Seorang sosiolog bernama Charles Horton Cooley (selanjutnya disebut
Cooley) menjelaskan sebuah konsep jitu bernama Looking Glass Self.
Penjelasan sederhana dari konsep ini adalah Aku adalah apa yang kamu
pikirkan tentang diriku. Artinya, seseorang akan mendefinisikan
identitas, self esteem dan juga segala hal yang berkaitan
tentang dirinya sendiri dari sudut pandang orang lain. Dengan alur berpikir
yang demikian, sampai kapanpun sebetulnya ia akan sulit menjadi dirinya
sendiri karena seringnya bergantung pada penilaian orang lain.

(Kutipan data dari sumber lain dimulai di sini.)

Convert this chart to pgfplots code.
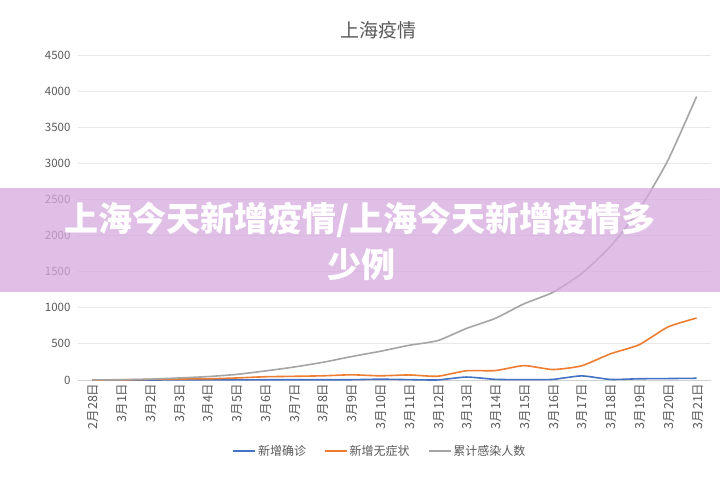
\documentclass[border=0pt]{standalone}
\usepackage{pgfplots}
\pgfplotsset{compat=1.18}
\usepackage{pgfplotstable}
\usepackage{fontspec}
\setmainfont{Noto Sans CJK SC}
\newfontfamily\cjkbold{Noto Sans CJK SC Black}

\definecolor{txtgray}{HTML}{595959}
\definecolor{gridgray}{HTML}{E8E8E8}
\definecolor{basegray}{HTML}{D0D0D0}
\definecolor{sblue}{HTML}{4472C4}
\definecolor{sorange}{HTML}{ED7D31}
\definecolor{sgray}{HTML}{A5A5A5}
\definecolor{banner}{RGB}{214,170,222}

% daily data, 2/28 .. 3/21
\pgfplotstableread{
x confirmed asymptomatic total
0  1   0    1
1  1   2    4
2  0   8    12
3  2   14   28
4  3   16   47
5  2   28   77
6  3   45   125
7  3   51   179
8  3   58   244
9  4   72   324
10 11  58   397
11 5   70   480
12 1   52   545
13 41  128  714
14 9   130  853
15 5   199  1055
16 8   145  1213
17 57  196  1473
18 8   362  1847
19 17  488  2356
20 20  734  3040
21 24  858  3925
}\datatable

\begin{document}
\begin{tikzpicture}[x=1pt,y=1pt]
\fill[white] (0,0) rectangle (720,482);
\begin{axis}[
  at={(78pt,102pt)}, anchor=south west,
  scale only axis, width=633pt, height=325pt,
  xmin=-0.5, xmax=21.5, ymin=0, ymax=4500,
  axis lines*=left,
  y axis line style={draw=none},
  x axis line style={basegray, line width=0.8pt, -},
  ymajorgrids, grid style={gridgray, line width=0.8pt},
  major tick length=0pt,
  ytick={0,500,...,4500},
  xtick={0,...,21},
  xticklabels={2月28日,3月1日,3月2日,3月3日,3月4日,3月5日,3月6日,3月7日,3月8日,3月9日,3月10日,3月11日,3月12日,3月13日,3月14日,3月15日,3月16日,3月17日,3月18日,3月19日,3月20日,3月21日},
  x tick label style={rotate=90, anchor=east, font=\fontsize{12.5}{13}\selectfont, text=txtgray, yshift=-1pt},
  y tick label style={font=\fontsize{11.5}{12}\selectfont, text=txtgray},
  /pgf/number format/assume math mode=true,
  scaled y ticks=false,
  yticklabel style={/pgf/number format/1000 sep={}},
  yticklabel shift=4pt,
  clip=false,
  legend columns=3,
  legend style={at={(0.477,-0.218)}, anchor=center, draw=none, fill=none,
    font=\fontsize{12}{13}\selectfont, text=txtgray,
    /tikz/every even column/.append style={column sep=16pt}},
  legend image code/.code={\draw[#1, line width=1.6pt] (0pt,0pt) -- (22pt,0pt);},
  every axis plot/.append style={line width=1.6pt, smooth, tension=0.35, line join=round},
]
\addplot[sblue] table[x=x, y=confirmed] {\datatable};
\addlegendentry{新增确诊}
\addplot[sorange] table[x=x, y=asymptomatic] {\datatable};
\addlegendentry{新增无症状}
\addplot[sgray] table[x=x, y=total] {\datatable};
\addlegendentry{累计感染人数}
\end{axis}
% chart title
\node[text=txtgray, font=\fontsize{19}{20}\selectfont] at (378,452) {上海疫情};
% headline band
\fill[banner, opacity=0.75] (0,190) rectangle (720,294);
\node[text=white, font=\cjkbold\fontsize{34}{36}\selectfont, inner sep=0pt] at (360,262) {上海今天新增疫情/上海今天新增疫情多};
\node[text=white, font=\cjkbold\fontsize{34}{36}\selectfont, inner sep=0pt] at (361,217) {少例};
\end{tikzpicture}
\end{document}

Penjelasan ini kemudian tersirat secara jelas dari apa yang telah
dijelaskan di atas bahwa segala bentuk aktivitas hedonistik itu semata-mata
dilakukan tidak lain untuk menemukan diri mereka sendiri. Sebagai contoh paling
sederhana adalah memakai tas seharga ratusan juta hanya untuk dikira sebagai
orang kaya. Makan di restoran mahal (yang saya ragu apakah ia sendiri menyukai
makanan itu karena tidak semua makanan mahal rasanya enak) hanya agar orang
berpikir bahwa dirinya ‘eksis’.
Implikasi utama dari perspektif Cooley yang seringkali dilupakan oleh
para ‘eksmud’ ini adalah mereka sebenarnya sedang mengejar sesuatu yang semu.
Pun, mereka mendapatkan yang mereka mau, tidak akan bertahan lama. Sesuatu yang
tidak akan memberikan efek pijakan atas dirinya sendiri yang bersifat kokoh.
Social climbing yang diimpikan akan terlalu rapuh. Mengapa? Karena
target-target yang dituju hanya sesuatu yang bersifat sekelibat lupa.
Mereka menggunakan gadget terbaru, tas termahal, makan dan ngopi di
tempat yang viewnya cocok dipasang di Instagram atau sekedar check in di
sosial media lain hanya sekedar untuk mendapatkan perhatian dan penilaian
sederhana, “Duh, jalan-jalan mulu nih” atau “Waah, keren banget sih tempatnya”.
Atau bahkan sekedar untuk menginisiasi pandangan pribadi, “Saya eksis lho!”.
Sepertinya, dengan biaya semahal itu, tentu saya tidak berniat mencobanya.
Yang klise adalah mereka tidak sepenuhnya tak sadar akan hal itu. Mereka
sadar bahwa mereka harus mengeluarkan banyak uang dan rela menanggung lapar
juga gengsi bahkan mereka wajib berstrategi supaya tidak ketahuan orang lain.
Hal ini meninggalkan pertanyaan untuk saya. Mengapa sejak awal para anak
muda kantoran yang hanya sekedar ikut-ikutan trend atau memang berniat sekali
mendapatkan promosi jabatan tidak membuat suatu karya saja yang tidak hanya
membuat dirinya lebih fungsional,fair dalam mendapat prestise
status sosial di tempat kerja dan juga sebagai pembuktian kepada diri sendiri
juga di mata publik bahwa memang dirinya benar-benar seorang pekerja yang
berkualitas dan berkompetensi tinggi?
Tanpa sadar, gaya hidup anak muda kaum urban yang seringkali mengimitasi
gaya hidup kelas atas tidak hanya membuat sebuah struktur yang mendorong
individu untuk keluar dari dirinya sendiri, menjauhinya dan kemudian memaksa
mencarinya sendiri dari sudut pandang orang lain tetapi juga menggadaikan dan
mengikis realitas kebenaran akan dirinya sendiri.